Periodic adjoints and anisotropic mesh adaptation in rotating frame for high-fidelity RANS turbomachinery applications

Abstract

The scope of this paper is to demonstrate the viability and efficiency of metric-based unstructured anisotropic mesh adaptation techniques to turbomachinery applications. The main difficulty in turbomachinery is the periodicity of the domain that must be taken into account in the mesh-adaptive solution process. The periodicity is strongly enforced in the flow solver using ghost entities to minimize the impact on the source code. For the mesh adaptation, the local remeshing is done in two steps. First, the inner domain is remeshed with frozen periodic frontiers, and, second, the periodic surfaces are remeshed after moving geometric entities from one side of the domain to the other. One of the main goal of this work is to demonstrate that mesh-independent certified numerical solutions can be obtained thanks to anisotropic mesh adaptation and that it is possible to run high-fidelity CFD on unstructured adapted meshes composed only of tetrahedra. This paper demonstrates how mesh adaptation, thanks to its automation, is able to generate meshes that are extremely difficult to envision and almost impossible to generate manually, leading to highly accurate numerical solutions.
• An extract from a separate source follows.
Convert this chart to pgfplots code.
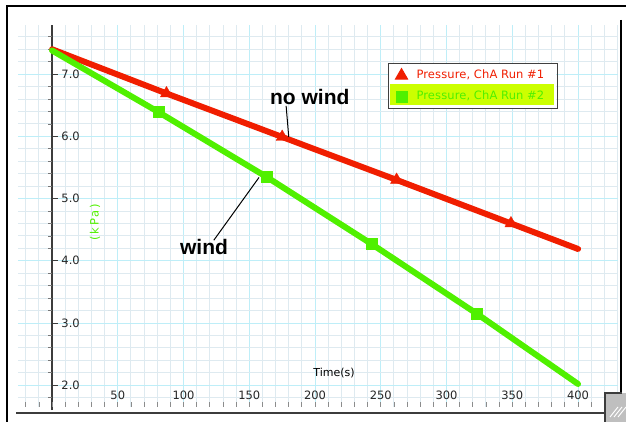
\documentclass[border=0pt]{standalone}
\usepackage{pgfplots}
\pgfplotsset{compat=1.18}
\usepackage{fontspec}
\setmainfont{DejaVu Sans}
\newfontfamily\annotfont{Liberation Sans}
\definecolor{pred}{RGB}{240,30,0}
\definecolor{pgreen}{RGB}{80,240,0}
\definecolor{hilite}{RGB}{204,255,0}
\definecolor{gridmaj}{RGB}{190,238,248}
\definecolor{gridmin}{RGB}{222,234,240}
\definecolor{axgray}{RGB}{60,60,60}
\begin{document}
\begin{tikzpicture}
\useasboundingbox (-18pt,-15pt) rectangle (608pt,407pt);
\begin{axis}[
  at={(0pt,0pt)}, anchor=south west,
  scale only axis, width=600pt, height=382pt,
  xmin=-25.9, xmax=430.4, ymin=1.65, ymax=7.79,
  axis line style={draw=none},
  xtick={0,50,...,400}, minor xtick={-20,-10,...,430},
  ytick={2,3,...,7}, minor ytick={1.8,2.0,...,7.8},
  xticklabels={}, yticklabels={},
  major tick length=0pt, minor tick length=0pt,
  grid=both,
  major grid style={draw=gridmaj, line width=1pt},
  minor grid style={draw=gridmin, line width=1pt},
  clip=false,
  legend cell align=left,
  legend image code/.code={\path[draw=none,fill=none] (-8pt,-6pt) rectangle (14pt,6pt); \draw[#1] plot coordinates {(0pt,0pt)};},
  legend style={at={(axis cs:255.5,7.177)}, anchor=north west, draw=black!75, line width=1pt, fill=none,
    font=\fontsize{11.5}{13}\selectfont\addfontfeature{LetterSpace=1}, inner sep=5pt, row sep=8pt,
    nodes={inner sep=1pt, text height=8.5pt, text depth=2.5pt}},
]
% axes decorations
\draw[axgray, line width=2pt] (axis cs:0,1.60) -- (axis cs:0,7.79);
\pgfplotsinvokeforeach{2,3,...,7}{\draw[axgray, line width=1pt] (axis cs:0,#1) -- ++(6pt,0pt);}
\pgfplotsinvokeforeach{1.8,2.2,2.4,2.6,2.8,3.2,3.4,3.6,3.8,4.2,4.4,4.6,4.8,5.2,5.4,5.6,5.8,6.2,6.4,6.6,6.8,7.2,7.4,7.6}{\draw[axgray!70, line width=0.8pt] (axis cs:0,#1) -- ++(-4pt,0pt);}
\pgfplotsinvokeforeach{-20,-10,...,420}{\draw[black!45, line width=0.8pt] (axis cs:#1,1.65) -- ++(0pt,5pt);}
\draw[axgray, line width=2pt] (axis cs:-27.4,1.553) -- (axis cs:420.5,1.553);
% tick labels
\pgfplotsinvokeforeach{50,100,...,400}{\node[font=\fontsize{11.5}{13}\selectfont, text=black!85] at (axis cs:#1,1.84) {#1};}
\pgfplotsinvokeforeach{2,3,...,7}{\node[font=\fontsize{11.5}{13}\selectfont, text=black!85, anchor=west, inner sep=0pt] at (axis cs:7,#1) {#1.0};}
\node[font=\fontsize{11}{13}\selectfont] at (axis cs:214.4,2.19) {Time(s)};
\node[font=\fontsize{11.5}{13}\selectfont\addfontfeature{LetterSpace=15}, text=pgreen, rotate=90] at (axis cs:32.7,4.62) {(kPa)};
% legend background
\fill[white] (axis cs:255.5,7.177) rectangle (axis cs:383.3,6.453);
\fill[hilite] (axis cs:257.0,6.839) rectangle (axis cs:381.7,6.502);
% data lines
\addplot[pred, line width=6pt, line join=round, line cap=round, forget plot] coordinates {
 (0,7.40) (87,6.69) (175,5.99) (262,5.30) (349,4.60) (400,4.19)};
\addplot[pgreen, line width=6pt, line join=round, line cap=round, forget plot] coordinates {
 (0,7.38) (81,6.39) (163,5.35) (243,4.27) (323,3.15) (400,2.02)};
\addplot[only marks, mark=triangle*, mark size=7pt, pred, mark options={fill=pred, draw=pred}] coordinates {
 (87,6.69) (175,5.99) (262,5.30) (349,4.60)};
\addlegendentry[text=pred]{\makebox[135pt][l]{Pressure, ChA Run \#1}}
\addplot[only marks, mark=square*, mark size=5.5pt, pgreen, mark options={fill=pgreen, draw=pgreen}] coordinates {
 (81,6.39) (163,5.35) (243,4.27) (323,3.15)};
\addlegendentry[text=pgreen]{\makebox[135pt][l]{Pressure, ChA Run \#2}}
% annotations
\node[font=\annotfont\bfseries\fontsize{21}{24}\selectfont] at (axis cs:196,6.63) {no wind};
\draw[black, line width=1pt] (axis cs:178,6.49) -- (axis cs:180,5.99);
\node[font=\annotfont\bfseries\fontsize{21}{24}\selectfont] at (axis cs:115.6,4.22) {wind};
\draw[black, line width=1pt] (axis cs:123,4.33) -- (axis cs:157.4,5.34);
\end{axis}
% window frame
\draw[black, line width=2pt] (-11pt,-15pt) -- (-11pt,401pt) -- (608pt,401pt);
\draw[black, line width=2pt] (603pt,387pt) -- (603pt,14pt);
\fill[black!25] (587pt,-15pt) rectangle (608pt,14pt);
\draw[axgray, line width=1.5pt] (587pt,-15pt) -- (587pt,14pt) -- (604pt,14pt);
\foreach \d in {0,4,8}{\draw[white, line width=1pt] (592pt+\d pt,-10pt) -- (600pt+\d pt,0pt);}
\end{tikzpicture}
\end{document}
This study considers feature-based error estimate based on the standard multi-scale Lp interpolation error estimate and goal-oriented error estimate using an adjoint state to control the error on turbomachinery output functionals. A description of the flow solver and the adjoint solver is given in this work, as they are very different from what is encountered in the turbomachinery community. We also present all the specific modifications that have been introduced in the adaptive process to deal with periodic simulations used for turbomachinery applications. The periodic mesh adaptation strategy is then tested and validated on the LS89 high pressure axial turbine vane and the NASA Rotor 37 test cases.